A priori, AMD poursuivra sa stratégie de graver des circuits de 8 cœurs. Néanmoins, des rumeurs persistantes avancent qu’il pourrait assembler jusqu’à 12 circuits dans les futurs Epyc Genoa, portant leur nombre de cœurs à 96.

Peu après le lancement des Epyc 7004, une autre famille de processeurs, peut-être appelée 7004 c, mais en tout cas connue sous le nom de code Bergamo, devrait arriver pour couvrir plus précisément les besoins des hébergeurs de cloud. On sait peu de choses sur leurs cœurs Zen 4c, si ce n’est qu’ils doivent permettre à AMD de fabriquer des circuits comprenant cette fois-ci 16 cœurs. Les Epyc Bergamo devraient ainsi totaliser 128 cœurs grâce à l’assemblage de 8 circuits.

Pendant ce temps, Intel doit lancer de nouveaux Xeon Sapphire Rapids qui, à l’instar des processeurs M1 d’Apple, intégreront en même temps des cœurs performants et des cœurs économiques en énergie. On ignore si cette formule sera gagnante : censé disposer de 56 cœurs, le Xeon Sapphire Rapids n’en utilisera qu’une partie pour les applications nécessitant de la performance, tandis que l’autre sera plutôt destinée aux applications courantes du cloud. En théorie, cette architecture pourrait entraîner des économies d’électricité. En pratique, Intel vient de nouveau de repousser la sortie de ce modèle. Il ne devrait pas être disponible avant la rentrée prochaine.

Le véritable adversaire : Nvidia

Pour autant, ce n’est pas tellement en alternative à Intel qu’AMD pourrait se présenter tout au long de 2022, mais en solution de rechange pour Nvidia. Les deux constructeurs poursuivent la même stratégie : proposer des puces accélérées pour toutes les infrastructures du datacenter, du processeur au réseau, en passant par les GPUs et les contrôleurs du stockage.

Nvidia, No 1 des GPUs qui accélèrent les calculs et l’IA, est devenu un incontournable des contrôleurs réseau depuis qu’il a racheté Mellanox, puis mis au point les puces DPU Bluefield pour filtrer à la volée les entrées/sorties. D’ici à 2023, il devrait compléter son offre en proposant son propre processeur, le Grace, basé sur une architecture ARM. Pour autant, le constructeur connaît des déboires, à commencer par son projet de racheter ARM, qui lui a attiré l’animosité de ses partenaires constructeurs d’infrastructures et la méfiance des autorités de la concurrence. Au point de suggérer depuis dix jours qu’il renoncera bientôt à cette fusion.

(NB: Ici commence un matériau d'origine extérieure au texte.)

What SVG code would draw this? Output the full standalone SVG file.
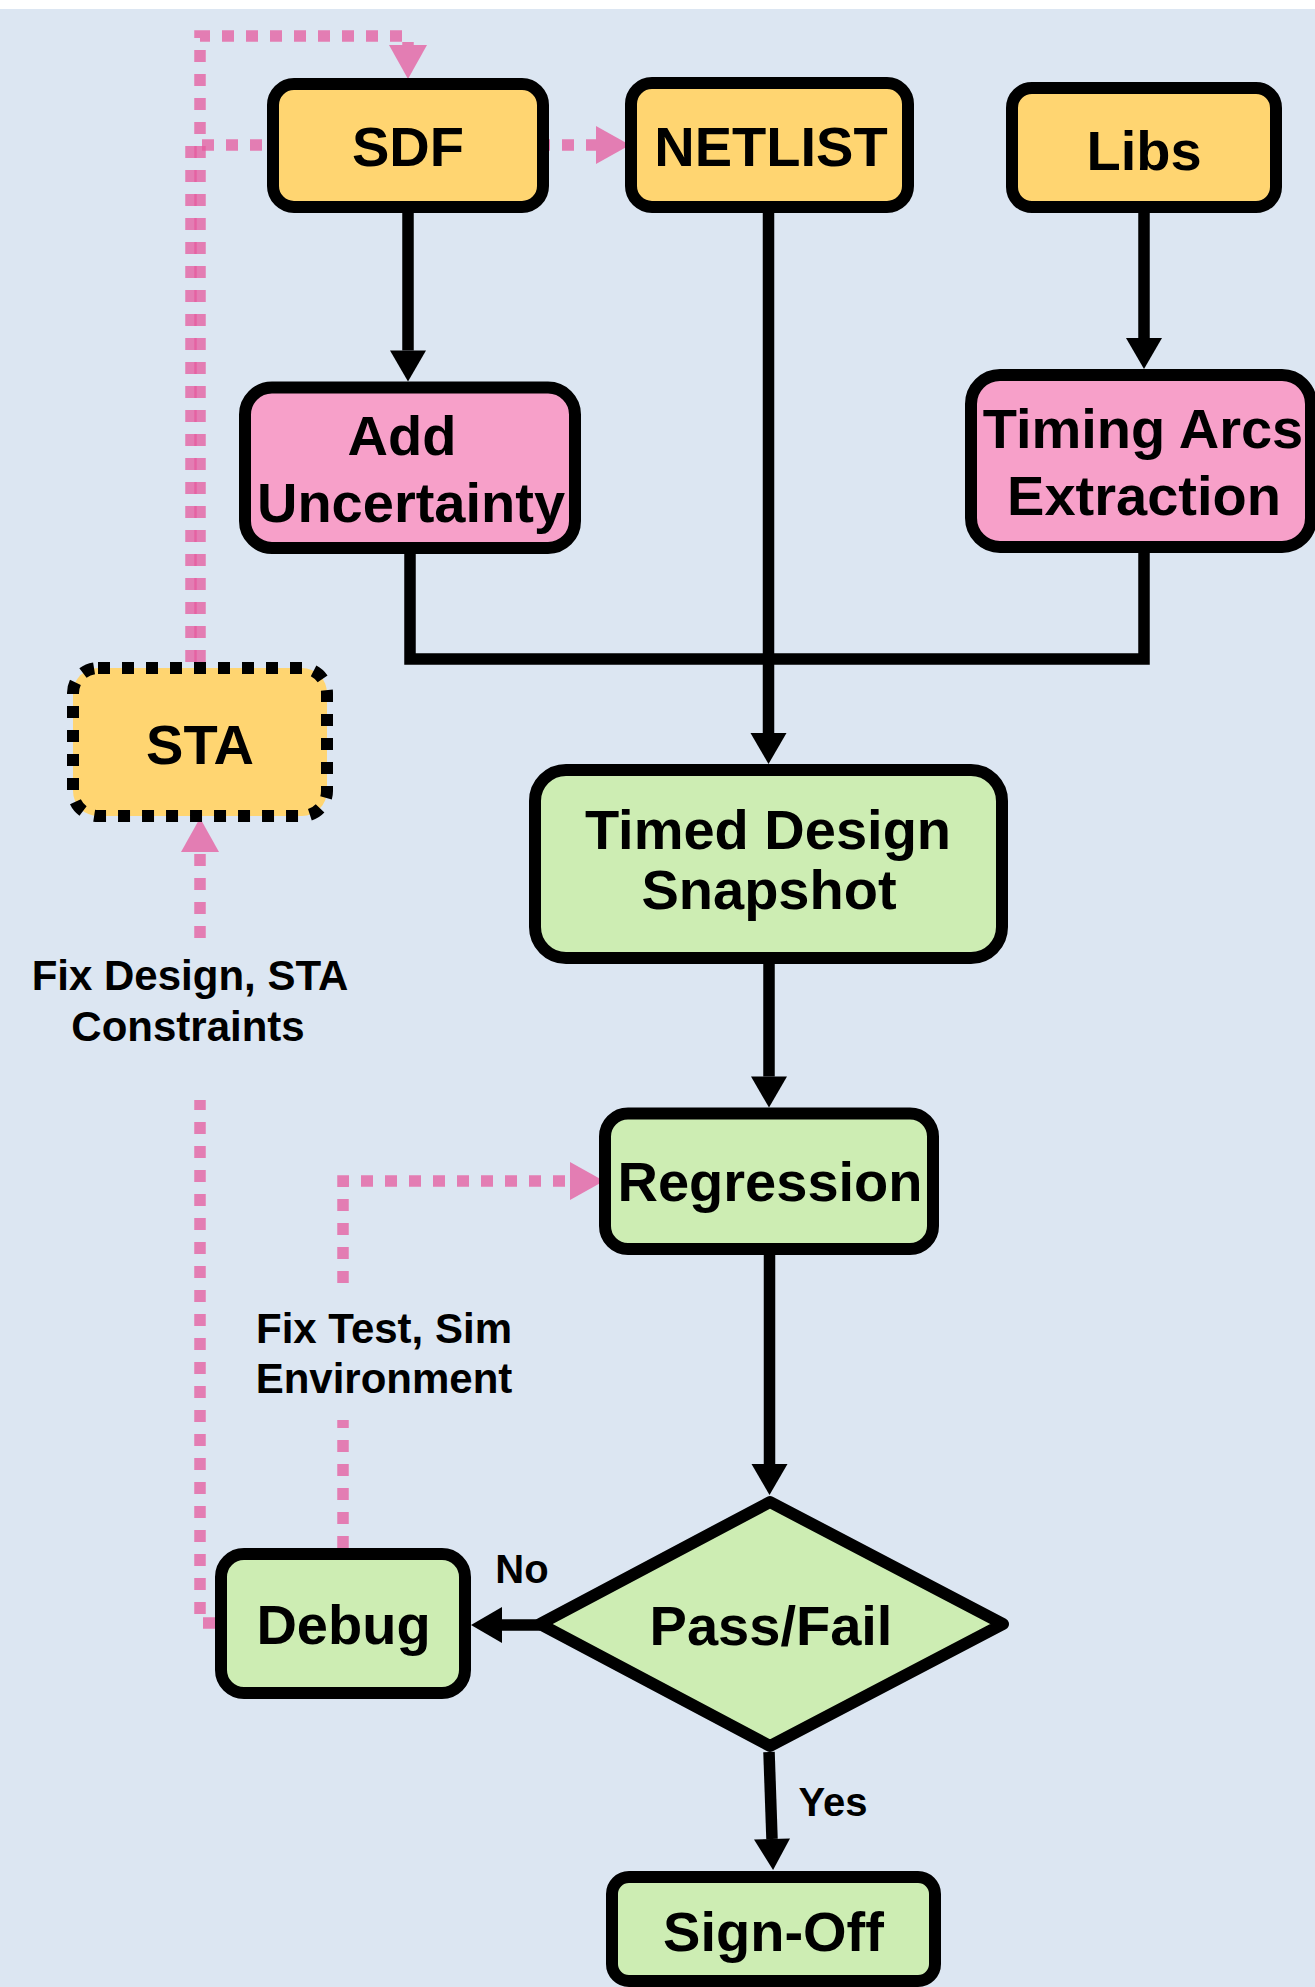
<svg xmlns="http://www.w3.org/2000/svg" width="1315" height="1987" viewBox="0 0 1315 1987">
<style>
.bg{fill:#DCE6F2}
.box{stroke:#000;stroke-width:12}
.yel{fill:#FFD571}
.pnk{fill:#F7A0C9}
.grn{fill:#CDEDB3}
.dash{stroke-dasharray:12 12}
.t{font-family:"Liberation Sans",Arial,Helvetica,sans-serif;font-weight:bold;font-size:56px;fill:#000;text-anchor:middle}
.lbl{font-size:42px}
.yn{font-size:40px}
.cb{fill:none;stroke:#000;stroke-width:11.5}
.cp{fill:none;stroke:#E55A9E;stroke-opacity:0.75;stroke-width:11.5;stroke-dasharray:12 12}
</style>
<defs>
<marker id="ab" markerUnits="userSpaceOnUse" markerWidth="32" markerHeight="36" refX="0" refY="18" orient="auto" overflow="visible">
<path d="M0,0 L31,18 L0,36 Z" fill="#000"/>
</marker>
<marker id="ap" markerUnits="userSpaceOnUse" markerWidth="34" markerHeight="38" refX="0" refY="19" orient="auto" overflow="visible">
<path d="M0,0 L34,19 L0,38 Z" fill="#E55A9E" fill-opacity="0.75"/>
</marker>
</defs>
<rect x="0" y="0" width="1315" height="1987" fill="#FFFFFF"/>
<rect class="bg" x="0" y="9" width="1315" height="1978"/>

<g id="connectors">
<path class="cb" d="M408,213 V350.5" marker-end="url(#ab)"/>
<path class="cb" d="M768.5,213 V733" marker-end="url(#ab)"/>
<path class="cb" d="M1144,213 V338" marker-end="url(#ab)"/>
<path class="cb" d="M410,554 V659 H1144 V553"/>
<path class="cb" d="M769,964 V1076.5" marker-end="url(#ab)"/>
<path class="cb" d="M769.5,1255 V1464" marker-end="url(#ab)"/>
<path class="cb" d="M540,1625 H502" marker-end="url(#ab)"/>
<path class="cb" d="M769,1752 L772,1839" marker-end="url(#ab)"/>
<path class="cp" d="M200,662 V36 H408 V45" marker-end="url(#ap)"/>
<path class="cp" d="M191,662 V145 H596" marker-end="url(#ap)"/>
<path class="cp" d="M215,1623 H200 V1100"/>
<path class="cp" d="M200,938 V852" marker-end="url(#ap)"/>
<path class="cp" d="M343,1548 V1420"/>
<path class="cp" d="M343,1283 V1181 H570" marker-end="url(#ap)"/>
</g>

<g id="label-fix-design">
<text class="t lbl" x="190" y="990">Fix Design, STA<tspan x="188" y="1041">Constraints</tspan></text>
</g>
<g id="label-fix-test">
<text class="t lbl" x="384" y="1343">Fix Test, Sim<tspan x="384" y="1393">Environment</tspan></text>
</g>
<g id="label-no"><text class="t yn" x="522" y="1583">No</text></g>
<g id="label-yes"><text class="t yn" x="833" y="1816">Yes</text></g>

<g id="node-sdf">
<rect class="box yel" x="273" y="84" width="270" height="123" rx="21"/>
<text class="t" x="408" y="166">SDF</text>
</g>
<g id="node-netlist">
<rect class="box yel" x="631" y="83" width="277" height="124" rx="21"/>
<text class="t" x="771" y="166">NETLIST</text>
</g>
<g id="node-libs">
<rect class="box yel" x="1012" y="88" width="264" height="119" rx="20"/>
<text class="t" x="1144" y="170">Libs</text>
</g>
<g id="node-add-uncertainty">
<rect class="box pnk" x="245" y="387.5" width="330" height="160.5" rx="27"/>
<text class="t" x="402" y="455">Add<tspan x="411" y="522">Uncertainty</tspan></text>
</g>
<g id="node-timing-arcs">
<rect class="box pnk" x="971" y="375" width="340" height="172" rx="29"/>
<text class="t" x="1143" y="448">Timing Arcs<tspan x="1144" y="515">Extraction</tspan></text>
</g>
<g id="node-sta">
<rect class="yel" x="73" y="668" width="254" height="148" rx="25"/>
<rect x="73" y="668" width="254" height="148" rx="25" fill="none" stroke="#000" stroke-width="12" class="dash"/>
<text class="t" x="200" y="764">STA</text>
</g>
<g id="node-timed-design">
<rect class="box grn" x="535" y="770" width="467" height="188" rx="31"/>
<text class="t" x="768" y="849">Timed Design<tspan x="769" y="909">Snapshot</tspan></text>
</g>
<g id="node-regression">
<rect class="box grn" x="605" y="1113.5" width="328" height="135.5" rx="23"/>
<text class="t" x="770" y="1201">Regression</text>
</g>
<g id="node-pass-fail">
<polygon class="box grn" points="770,1502 1003,1624 770,1746 540,1624" stroke-linejoin="round"/>
<text class="t" x="771" y="1645">Pass/Fail</text>
</g>
<g id="node-debug">
<rect class="box grn" x="221" y="1554" width="244" height="139" rx="23"/>
<text class="t" x="343.5" y="1644">Debug</text>
</g>
<g id="node-sign-off">
<rect class="box grn" x="612" y="1877" width="323" height="104" rx="17"/>
<text class="t" x="773.5" y="1951">Sign-Off</text>
</g>
</svg>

En face, AMD sait que la diversification de son offre est la clé pour maintenir la progression de ses ventes dans les équipements pour datacenter. Ses cartes graphiques Radeon pour PC se muent à présent en véritables accélérateurs pour tous les algorithmes basés sur des fonctions mathématiques, dans le supercalcul, la simulation ou le Machine Learning. Un modèle inventé par Nvidia.

Censé arriver cette année, le GPUs MI200 d’AMD intégrera deux circuits, contenant chacun 110 unités électroniques, individuellement capables d’appliquer une opération à 64 flux de données simultanés. La puissance serait de 383 TFLOPs. Comparativement au GPU A100 de Nvidia, le MI200 supporterait 128 Go de mémoire HBM2e, contre 80 Go, et aurait un débit global de 3,2 Tbit/s, contre 2 Tbit/s.

AMD avance qu’Infinity Fabric – son protocole réseau au niveau du bus PCie – permet de construire des supercalculateurs dont la performance va croître de manière linéaire à chaque fois que l’on y ajoutera des processeurs Epyc ou des GPU MI200.

Surtout, AMD devrait concrétiser en 2022 le rachat de Xilinx, l’un des principaux fabricants de FPGAs. Les FPGA sont des processeurs reprogrammables en puces spécialisées pour accélérer les équipements réseau, ceux du stockage et même les serveurs. Récemment, une startup de la Silicon Valley, Numenta, démontrait qu’un FPGA Xilinx personnalisé par ses soins pouvait retranscrire des conversations orales 100 fois plus rapidement qu’un GPU Nvidia.

Contrairement à l’échec qu’essuie Nvidia avec ARM, AMD se targue d’avoir récemment obtenu la validation des autorités chinoises, bien plus difficile à soutirer dans ce contexte que celle des gendarmes occidentaux de la concurrence.